7. Jewish Camp.  Jewish Camp may be THE savior of the Jewish people.    I am not talking about camp with Jewish kids, I am talking about Jewish Camp where your children will get a dose of Judaism that they will cherish forever.  Jewish Camp will light the spark inside your children that will make them love and identify with their cool Judaism in a way that we just can’t seem to teach at home.  

8. Day School.  My husband and I do not send our kids to Day School, but I hear it is pretty great and inspires a lifelong love of Judaism.  Many people swear by it so I am making it a Commandment.

9. Bar/Bat Mitzvahs.  Mitzvah projects, where the Bar/Bat Mitzvah child does a real community service project is a positive change that has taken place in the B’nai Mitzvah world in the past twenty years.
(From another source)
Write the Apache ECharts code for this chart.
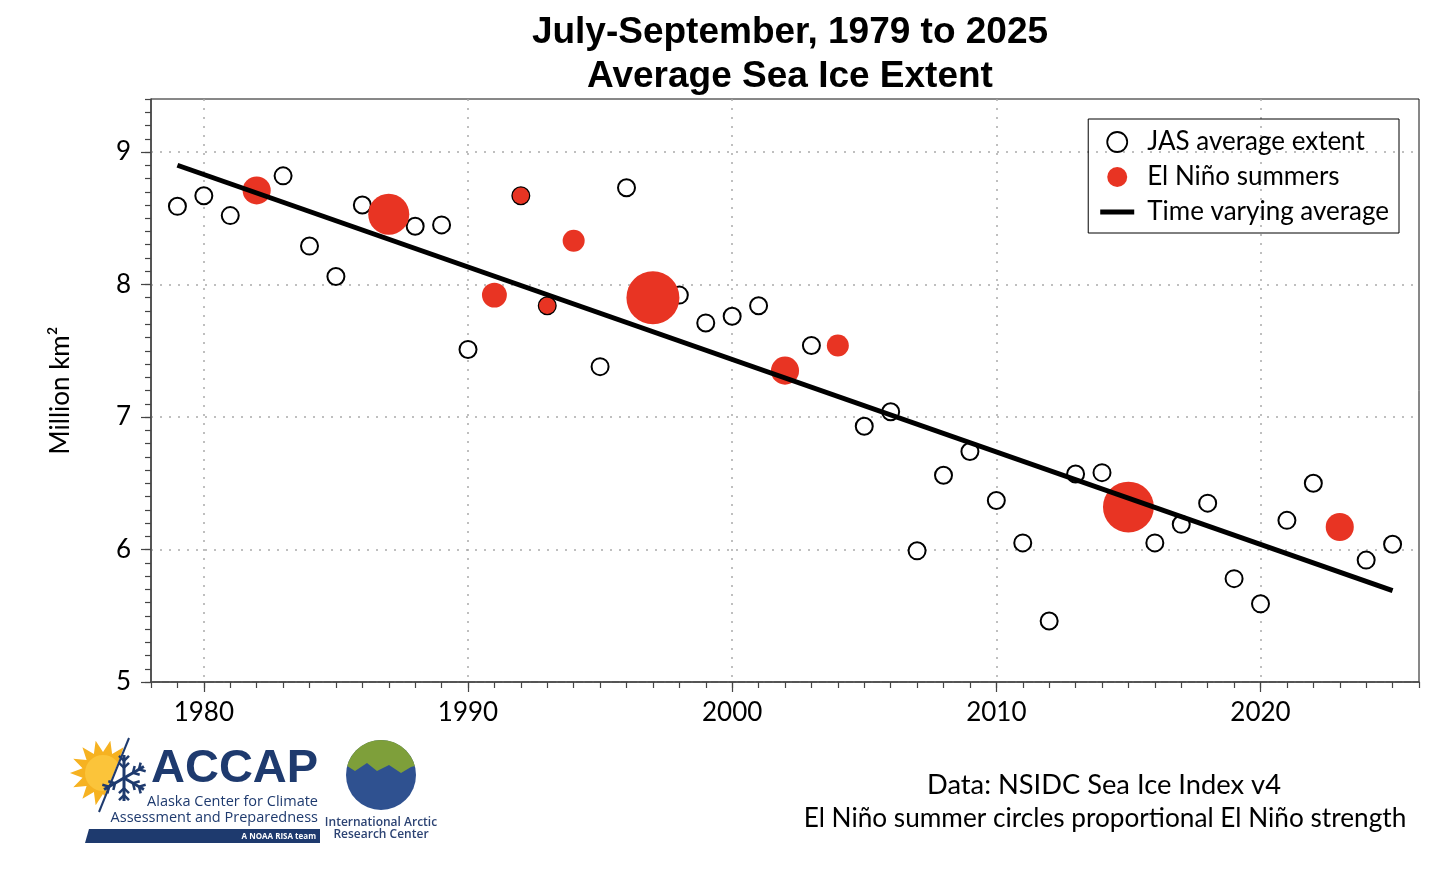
<!DOCTYPE html>
<html lang="en">
<head>
<meta charset="UTF-8">
<title>JAS Sea Ice Extent</title>
<script src="https://cdn.jsdelivr.net/npm/echarts@6.0.0/dist/echarts.min.js"></script>
<style>
    html, body { margin: 0; padding: 0; background: #fff; }
    #main { width: 1456px; height: 874px; }
</style>
</head>
<body>
<div id="main"></div>
<script>
    // July-September average extent, million km2
    var years = [1979, 1980, 1981, 1982, 1983, 1984, 1985, 1986, 1987, 1988,
                 1989, 1990, 1991, 1992, 1993, 1994, 1995, 1996, 1997, 1998,
                 1999, 2000, 2001, 2002, 2003, 2004, 2005, 2006, 2007, 2008,
                 2009, 2010, 2011, 2012, 2013, 2014, 2015, 2016, 2017, 2018,
                 2019, 2020, 2021, 2022, 2023, 2024, 2025];
    var jasExtent = [8.59, 8.67, 8.52, 8.71, 8.82, 8.29, 8.06, 8.60, 8.53, 8.44,
                     8.45, 7.51, 7.92, 8.67, 7.84, 8.33, 7.38, 8.73, 7.90, 7.92,
                     7.71, 7.76, 7.84, 7.35, 7.54, 7.54, 6.93, 7.04, 5.99, 6.56,
                     6.74, 6.37, 6.05, 5.46, 6.57, 6.58, 6.32, 6.05, 6.19, 6.35,
                     5.78, 5.59, 6.22, 6.50, 6.17, 5.92, 6.04];

    // El Nino summers and relative strength (circle diameter ~ strength)
    var elNinoYears = [1982, 1987, 1991, 1992, 1993, 1994, 1997, 2002, 2004, 2015, 2023];
    var elNinoStrength = [1.06, 1.55, 0.94, 0.62, 0.62, 0.83, 2.0, 1.06, 0.83, 1.92, 1.06];

    // time varying average (straight line)
    var trendYears = [1979, 2025];
    var trendValues = [8.90, 5.69];

    var xLabelYears = [1980, 1990, 2000, 2010, 2020];
    var yLabelValues = [5, 6, 7, 8, 9];

    var jasData = years.map(function (y, i) { return [y, jasExtent[i]]; });
    var ninoData = elNinoYears.map(function (y, i) {
        return [y, jasExtent[years.indexOf(y)], elNinoStrength[i]];
    });
    var trendData = trendYears.map(function (y, i) { return [y, trendValues[i]]; });

    var font = 'Lato, "Noto Sans", sans-serif';
    var navy = '#1e3a6e';
    var red = '#e83423';

    // grid box
    var G = { left: 151, right: 37, top: 99, bottom: 192 };
    var gridW = 1456 - G.left - G.right;
    var gridH = 874 - G.top - G.bottom;

    // logo bits (decoration only)
    var logo = [];
    var sc = [103, 773];
    var star = [];
    for (var k = 0; k < 28; k++) {
        var a = Math.PI * 2 * k / 28;
        var r = k % 2 === 0 ? 33 : 21;
        star.push([sc[0] + r * Math.cos(a), sc[1] + r * Math.sin(a)]);
    }
    logo.push({ type: 'polygon', shape: { points: star }, style: { fill: '#f6b221' } });
    logo.push({ type: 'circle', shape: { cx: sc[0], cy: sc[1], r: 18 }, style: { fill: '#fbc43a' } });
    logo.push({ type: 'polygon', shape: { points: [[129, 736], [97, 814], [146, 814], [146, 736]] },
                style: { fill: '#fff' } });
    var fc = [124, 778];
    [-90, -30, 30, 90, 150].forEach(function (deg) {
        var a = deg * Math.PI / 180;
        var ex = fc[0] + 23 * Math.cos(a), ey = fc[1] + 23 * Math.sin(a);
        logo.push({ type: 'line', shape: { x1: fc[0], y1: fc[1], x2: ex, y2: ey },
                    style: { stroke: navy, lineWidth: 3 } });
        [0.45, 0.75].forEach(function (t) {
            var bx = fc[0] + 23 * t * Math.cos(a), by = fc[1] + 23 * t * Math.sin(a);
            [-0.8, 0.8].forEach(function (s) {
                logo.push({ type: 'line', shape: { x1: bx, y1: by,
                    x2: bx + 7 * Math.cos(a + s), y2: by + 7 * Math.sin(a + s) },
                    style: { stroke: navy, lineWidth: 2.5 } });
            });
        });
    });
    logo.push({ type: 'line', shape: { x1: 129, y1: 738, x2: 99, y2: 812 },
                style: { stroke: navy, lineWidth: 2 } });
    logo.push({ type: 'text', left: 151, top: 746,
                style: { text: 'ACCAP', font: 'bold 47px "Liberation Sans", Arial, sans-serif', fill: navy } });
    logo.push({ type: 'text', x: 318, y: 802,
                style: { text: 'Alaska Center for Climate', font: '14.5px "Open Sans", sans-serif',
                         fill: navy, align: 'right', verticalAlign: 'middle' } });
    logo.push({ type: 'text', x: 318, y: 818,
                style: { text: 'Assessment and Preparedness', font: '14.5px "Open Sans", sans-serif',
                         fill: navy, align: 'right', verticalAlign: 'middle' } });
    logo.push({ type: 'polygon', shape: { points: [[89, 829], [320, 829], [320, 843], [85, 843]] },
                style: { fill: navy } });
    logo.push({ type: 'text', x: 316, y: 837,
                style: { text: 'A NOAA RISA team', font: 'bold 8px "Open Sans", sans-serif',
                         fill: '#fff', align: 'right', verticalAlign: 'middle' } });
    // globe
    var gc = [381, 775];
    logo.push({ type: 'circle', shape: { cx: gc[0], cy: gc[1], r: 35 }, style: { fill: '#2f5190' } });
    var land = [];
    for (var d = 195; d <= 345; d += 5) {
        var ra = d * Math.PI / 180;
        land.push([gc[0] + 35 * Math.cos(ra), gc[1] + 35 * Math.sin(ra)]);
    }
    land.push([gc[0] + 30, gc[1] - 8], [gc[0] + 20, gc[1] - 2], [gc[0] + 8, gc[1] - 10],
              [gc[0] - 4, gc[1] - 4], [gc[0] - 14, gc[1] - 12], [gc[0] - 26, gc[1] - 4]);
    logo.push({ type: 'polygon', shape: { points: land }, style: { fill: '#7e9f3a' } });
    logo.push({ type: 'text', x: gc[0], y: 823,
                style: { text: 'International Arctic', font: '600 12px "Open Sans", sans-serif',
                         fill: '#2c4373', align: 'center', verticalAlign: 'middle' } });
    logo.push({ type: 'text', x: gc[0], y: 835,
                style: { text: 'Research Center', font: '600 12px "Open Sans", sans-serif',
                         fill: '#2c4373', align: 'center', verticalAlign: 'middle' } });

    var footer = [
        { type: 'text', x: 1104, y: 785,
          style: { text: 'Data: NSIDC Sea Ice Index v4', font: '27.3px ' + font,
                   fill: '#000', align: 'center', verticalAlign: 'middle' } },
        { type: 'text', x: 1105, y: 819,
          style: { text: 'El Niño summer circles proportional El Niño strength', font: '26.2px ' + font,
                   fill: '#000', align: 'center', verticalAlign: 'middle' } }
    ];

    var chart = echarts.init(document.getElementById('main'));
    var option = {
        animation: false,
        title: {
            text: 'July-September, 1979 to 2025\nAverage Sea Ice Extent',
            left: 785,
            top: 6,
            textAlign: 'center',
            textStyle: {
                fontFamily: '"Liberation Sans", Arial, sans-serif',
                fontWeight: 'bold',
                fontSize: 37,
                lineHeight: 44,
                color: '#000'
            }
        },
        legend: {
            orient: 'vertical',
            right: 57,
            top: 119,
            padding: [10, 10, 8, 12],
            itemWidth: 34,
            itemHeight: 20,
            itemGap: 9,
            borderColor: '#000',
            borderWidth: 1,
            selectedMode: false,
            textStyle: { fontFamily: font, fontSize: 26, lineHeight: 24, color: '#000', padding: [0, 0, 0, 8] },
            data: [
                { name: 'JAS average extent', icon: 'circle',
                  itemStyle: { color: '#fff', borderColor: '#000', borderWidth: 1.8 } },
                { name: 'El Niño summers', icon: 'circle', itemStyle: { color: red, borderWidth: 0 } },
                { name: 'Time varying average', icon: 'path://M0,0H7V1H0Z',
                  itemStyle: { color: '#000', borderWidth: 0 } }
            ]
        },
        grid: {
            left: G.left, right: G.right, top: G.top, bottom: G.bottom,
            show: true, borderColor: '#111', borderWidth: 1
        },
        xAxis: [
            {   // yearly ticks + labels
                type: 'value', min: 1978, max: 2026, interval: 1, position: 'bottom',
                axisLine: { lineStyle: { color: '#444', width: 1.5 } },
                axisTick: { length: 6, lineStyle: { color: '#444', width: 1.2 } },
                axisLabel: { customValues: xLabelYears, margin: 18, fontSize: 26,
                             fontFamily: font, color: '#000',
                             formatter: function (v) { return String(v); } },
                splitLine: { show: false }
            },
            {   // decade ticks and grid lines, moved down onto the bottom edge
                type: 'value', min: 1978, max: 2026, interval: 1, position: 'top', offset: -gridH,
                axisLine: { show: false },
                axisTick: { inside: true, length: 10, customValues: xLabelYears,
                            lineStyle: { color: '#444', width: 1.2 } },
                axisLabel: { show: false },
                splitLine: { show: true, lineStyle: { color: '#aaa', width: 1.5, type: [2, 7] } }
            }
        ],
        yAxis: [
            {
                type: 'value', min: 5, max: 9.4, interval: 0.1, position: 'left',
                name: 'Million km²', nameLocation: 'middle', nameGap: 77, nameRotate: 90,
                nameTextStyle: { fontFamily: font, fontSize: 26, color: '#000' },
                axisLine: { lineStyle: { color: '#444', width: 1.5 } },
                axisTick: { length: 6, lineStyle: { color: '#444', width: 1.2 } },
                axisLabel: { customValues: yLabelValues, margin: 20, fontSize: 26,
                             fontFamily: font, color: '#000' },
                splitLine: { show: false }
            },
            {
                type: 'value', min: 5, max: 9.4, interval: 0.1, position: 'right', offset: -gridW,
                axisLine: { show: false },
                axisTick: { inside: true, length: 10, customValues: yLabelValues,
                            lineStyle: { color: '#444', width: 1.2 } },
                axisLabel: { show: false },
                splitLine: { show: true, lineStyle: { color: '#aaa', width: 1.5, type: [2, 7] } }
            }
        ],
        series: [
            {
                name: 'JAS average extent',
                type: 'scatter',
                data: jasData,
                symbol: 'circle',
                symbolSize: 17,
                itemStyle: { color: '#fff', borderColor: '#000', borderWidth: 2, opacity: 1 },
                emphasis: { disabled: true },
                z: 2
            },
            {
                name: 'El Niño summers',
                type: 'scatter',
                data: ninoData,
                symbol: 'circle',
                symbolSize: function (v) { return v[2] * 26.5; },
                itemStyle: { color: red, opacity: 1 },
                emphasis: { disabled: true },
                z: 3
            },
            {
                name: 'Time varying average',
                type: 'line',
                data: trendData,
                symbol: 'none',
                color: '#000',
                lineStyle: { color: '#000', width: 5 },
                emphasis: { disabled: true },
                z: 4
            }
        ],
        graphic: logo.concat(footer)
    };
    chart.setOption(option);
</script>
</body>
</html>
Let’s make it even bigger.  Many children, in lieu of gifts are asking guests to donate to their chosen Mitzvah project.  What a life-long lesson!  What a menschy thing to do!

10. Shabbat.  Friday night is family Shabbat.  Period. Will your teenagers sometimes hate you for ruining their lives as you make them miss Friday night dances, football games, and sleepovers? Yes.  Deal with it.   We have all heard the statistics on how family dinner makes for healthier families.  Many of our non-Jewish friends are envious that we have a built in, “family night” that goes along with our religion.  Take advantage.  Full disclosure:  We have a negotiated rule in our family: Our daughters can miss three Shabbats per school year and friends (Jewish or not) can sometimes come for Shabbat dinner.